Op-Ed: Subsidizing PSEG Means Punishing Consumers

Matt Fossen | January 3, 2018 | Opinion
A nuclear subsidy for PSEG isn’t assistance, it’s an energy tax hike — and it’s essential that we recognize this

Matt Fossen
New Jersey faces a mountain of challenges right now. Between some of the highest tax rates in the country, notoriously stiff energy costs, and a host of other affordability issues, residents of the Garden State have been forced to deal with a lot.

One idea floating around Trenton could make matters worse. In short, the energy company PSEG is vying for a special legislative deal to subsidize its New Jersey facilities. For a long time, the proposal has been hidden from the public — but its impact on New Jersey businesses and citizens can’t be ignored.

Let’s start with the facts. While several state legislatures have flirted with nuclear subsidy deals in recent years, the result has always been the same: higher rates for consumers. The model New Jersey is considering (whereby nuclear generators are awarded what are called “zero-emission credits”) has already gone into effect in Illinois and New York. In both of those places, consumers are now paying 50 percent to 75 perent more than the market price for the same electricity they used before the nuclear energy taxes were passed. Crunching the numbers for New Jersey, the data shows consumers here would pay over $300 million annually on top of their existing energy costs.

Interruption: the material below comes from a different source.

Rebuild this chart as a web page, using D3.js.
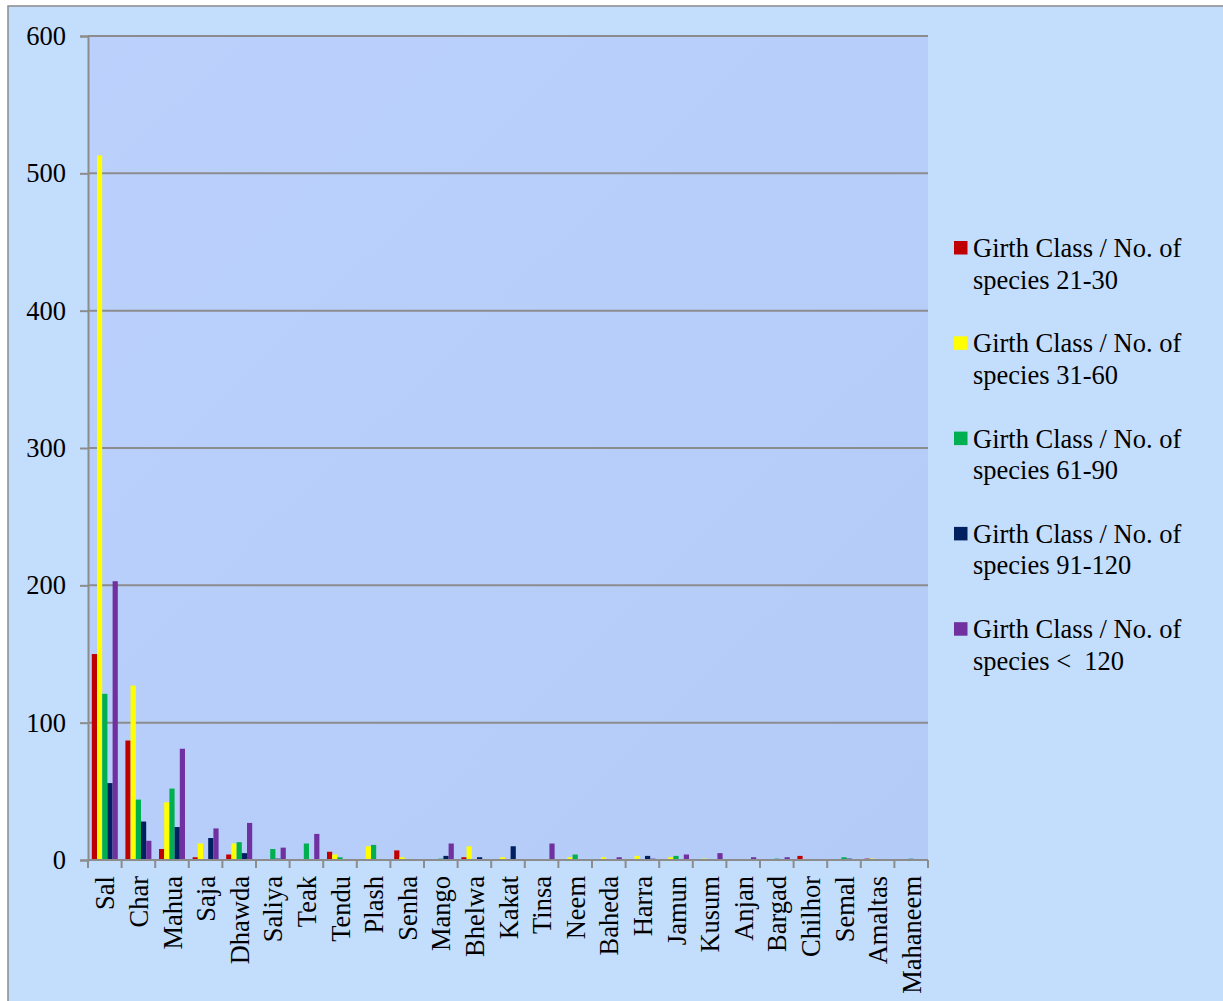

Also worth consideration is the financial status of PSEG and its plants. By the company’s own admission, the plants are and will remain profitable through at least 2019. Ralph Izzo, PSEG’s CEO, has reiterated elsewhere that both plants are undeniably “in the black.” PSEG, which is Newark-based, has also made over $753 million in net income this year alone. The details go on, but the picture is obvious: the plants are far from emergency, the company is thriving, and the desired “assistance” is therefore little more than unnecessary corporate welfare.

Hard times?

Even so, what if PSEG’s New Jersey units really did land on hard times? No one would deny that nuclear producers haven’t faced challenges in recent years.

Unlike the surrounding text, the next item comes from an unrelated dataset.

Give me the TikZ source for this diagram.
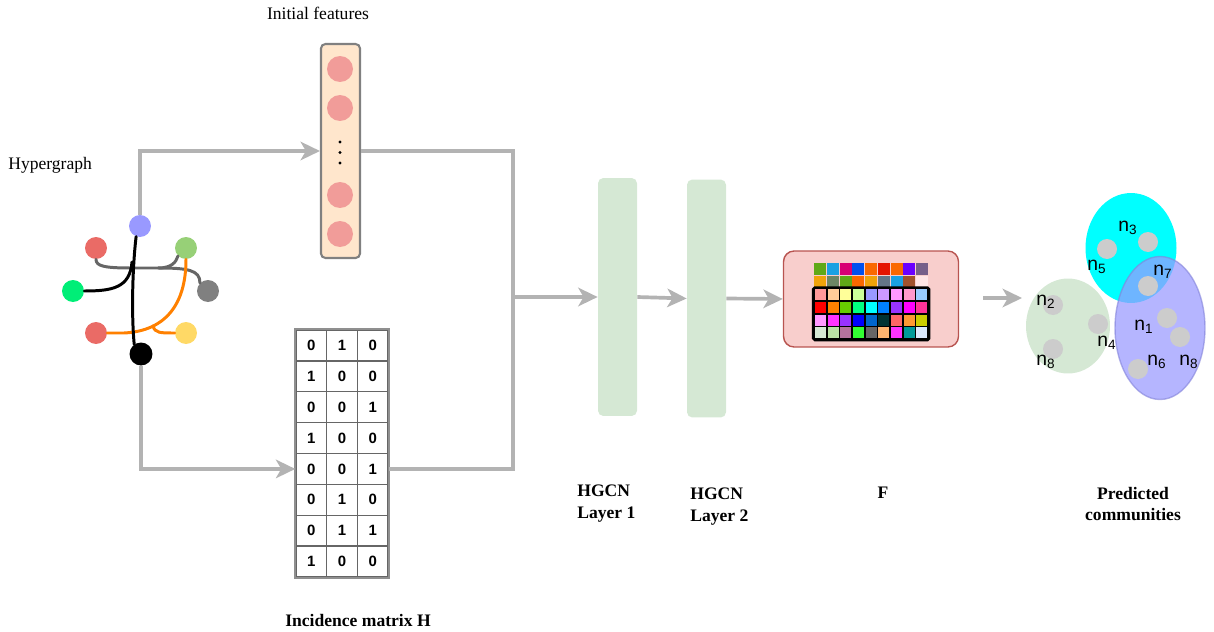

The answer to this question is simple. If the plants begin to struggle, they and the company can (and should) utilize existing regional solutions. Both plants (Hope Creek and Salem) provide energy across state lines. It is therefore wrong to pin any potential assistance purely on the checkbooks of New Jersey residents. What’s more, Gov.-elect Phil Murphy has announced his intention to rejoin the Regional Greenhouse Gas Initiative (RGGI), which, as its name suggests, is a cross-state endeavor. That system would allow the plants to get tens of millions of dollars in extra revenue on an annual basis. There’s also PJM, the regional grid operator, which has existing protocols for struggling generators and is proposing price formation reforms to prop up struggling energy sources. Also relevant is the federal government, which is examining national reforms to help nuclear providers in the wholesale power market.

Political reality

The political reality is equally important. The chairman of the Senate Environment and Energy Committee (one of the legislative committees considering the proposal) said this spring that the proper starting point for potential assistance was a study. There are also numerous valid questions about PSEG’s desire to push a bill through the lame-duck session, where the timeframe for scrutiny and dissent is tight and special deals try to go unnoticed.

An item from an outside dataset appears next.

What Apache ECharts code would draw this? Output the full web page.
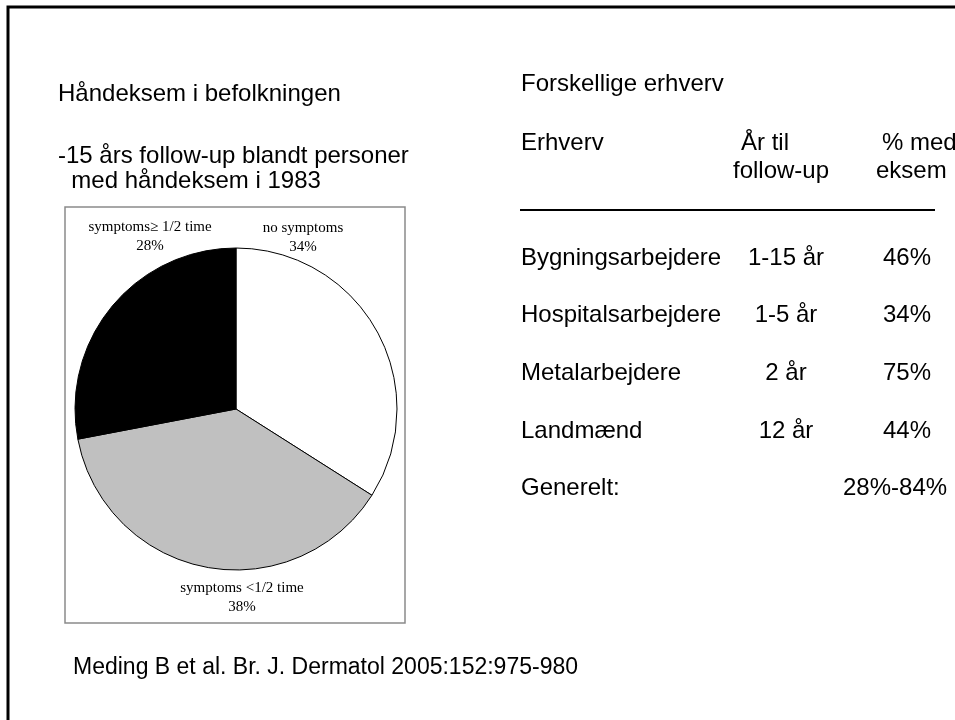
<!DOCTYPE html>
<html>
<head>
<meta charset="utf-8">
<script src="https://cdn.jsdelivr.net/npm/echarts@6/dist/echarts.min.js"></script>
<style>
  html, body { margin: 0; padding: 0; background: #fff; }
  #chart { width: 955px; height: 720px; }
</style>
</head>
<body>
<div id="chart"></div>
<script>
// ── pie data ──
const sliceNames  = ['no symptoms', 'symptoms <1/2 time', 'symptoms\u2265 1/2 time'];
const sliceValues = [34, 38, 28];
const sliceColors = ['#ffffff', '#c0c0c0', '#000000'];

// ── table data ──
const jobs     = ['Bygningsarbejdere', 'Hospitalsarbejdere', 'Metalarbejdere', 'Landmænd'];
const years    = ['1-15 år', '1-5 år', '2 år', '12 år'];
const percents = ['46%', '34%', '75%', '44%'];
const overall  = '28%-84%';

const chart = echarts.init(document.getElementById('chart'));

const SANS = 'Liberation Sans, Arial, sans-serif';
const SERIF = 'Liberation Serif, Times New Roman, serif';
const txt = (x, y, text, extra) => ({
  type: 'text', x, y, silent: true,
  style: Object.assign({ text, fill: '#000', font: '24px ' + SANS, verticalAlign: 'middle' }, extra || {}),
});

// 标签位置（按扇区顺序）
const labelPos = [[303, 238], [242, 598], [150, 237]];

const graphics = [
  // slide frame
  { type: 'rect', silent: true, shape: { x: 8, y: 7, width: 980, height: 740 },
    style: { fill: 'none', stroke: '#000', lineWidth: 3 } },
  // pie box
  { type: 'rect', silent: true, shape: { x: 65, y: 207, width: 340, height: 416 },
    style: { fill: 'none', stroke: '#8a8a8a', lineWidth: 1.5 } },
  txt(58, 94, 'Håndeksem i befolkningen'),
  txt(58, 156, '-15 års follow-up blandt personer'),
  txt(58, 181, '  med håndeksem i 1983'),
  txt(521, 84, 'Forskellige erhverv'),
  txt(521, 143, 'Erhverv'),
  txt(741, 143, 'År til'),
  txt(733, 171, 'follow-up'),
  txt(882, 143, '% med'),
  txt(876, 171, 'eksem'),
  { type: 'line', silent: true, shape: { x1: 520, y1: 210, x2: 935, y2: 210 },
    style: { stroke: '#000', lineWidth: 2 } },
  txt(521, 488, 'Generelt:'),
  txt(843, 488, overall),
  txt(73, 668, 'Meding B et al. Br. J. Dermatol 2005:152:975-980', { font: '23px ' + SANS }),
];

jobs.forEach((job, i) => {
  const y = 258 + i * 57.7;
  graphics.push(txt(521, y, job));
  graphics.push(txt(786, y, years[i], { align: 'center' }));
  graphics.push(txt(907, y, percents[i], { align: 'center' }));
});

chart.setOption({
  animation: false,
  graphic: graphics,
  series: [{
    type: 'pie',
    center: [236, 409],
    radius: 161,
    startAngle: 90,
    clockwise: true,
    silent: true,
    itemStyle: { borderColor: '#000', borderWidth: 1 },
    label: {
      show: true,
      position: 'inside',
      overflow: 'none',
      formatter: p => p.name + '\n' + p.value + '%',
      fontFamily: SERIF,
      fontSize: 15,
      lineHeight: 19,
      color: '#000',
      align: 'center',
    },
    labelLine: { show: false },
    labelLayout: p => ({
      x: labelPos[p.dataIndex][0],
      y: labelPos[p.dataIndex][1],
      align: 'center',
      verticalAlign: 'middle',
    }),
    data: sliceNames.map((name, i) => ({
      name, value: sliceValues[i], itemStyle: { color: sliceColors[i] },
    })),
  }],
});
</script>
</body>
</html>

All of this suggests a subsidy from Trenton is not (nor would it ever be) the way to go. And New Jersey residents agree. One survey showed that “69 percent of voters oppose the state Legislature giving a financial subsidy to a nuclear power company that would be in addition to the revenue that company already receives from New Jersey customers.” Other research, by the Rutgers Eagleton Center for Public Polling, demonstrated that 75 percent “are not interested in subsidizing already profitable nuclear power companies.”

In the end, lawmakers must ask themselves a fundamental question: Should New Jersey ratepayers fund a policy that will inevitably wreak havoc on their energy bills, just to subsidize nuclear plants that are currently secure and can rely on regional solutions should they ever need help?

It may seem like a loaded question, but the answer, again, is simple. A special deal for PSEG is not necessary assistance or wise public policy. It’s an energy tax hike, and New Jersey mustn’t succumb to it.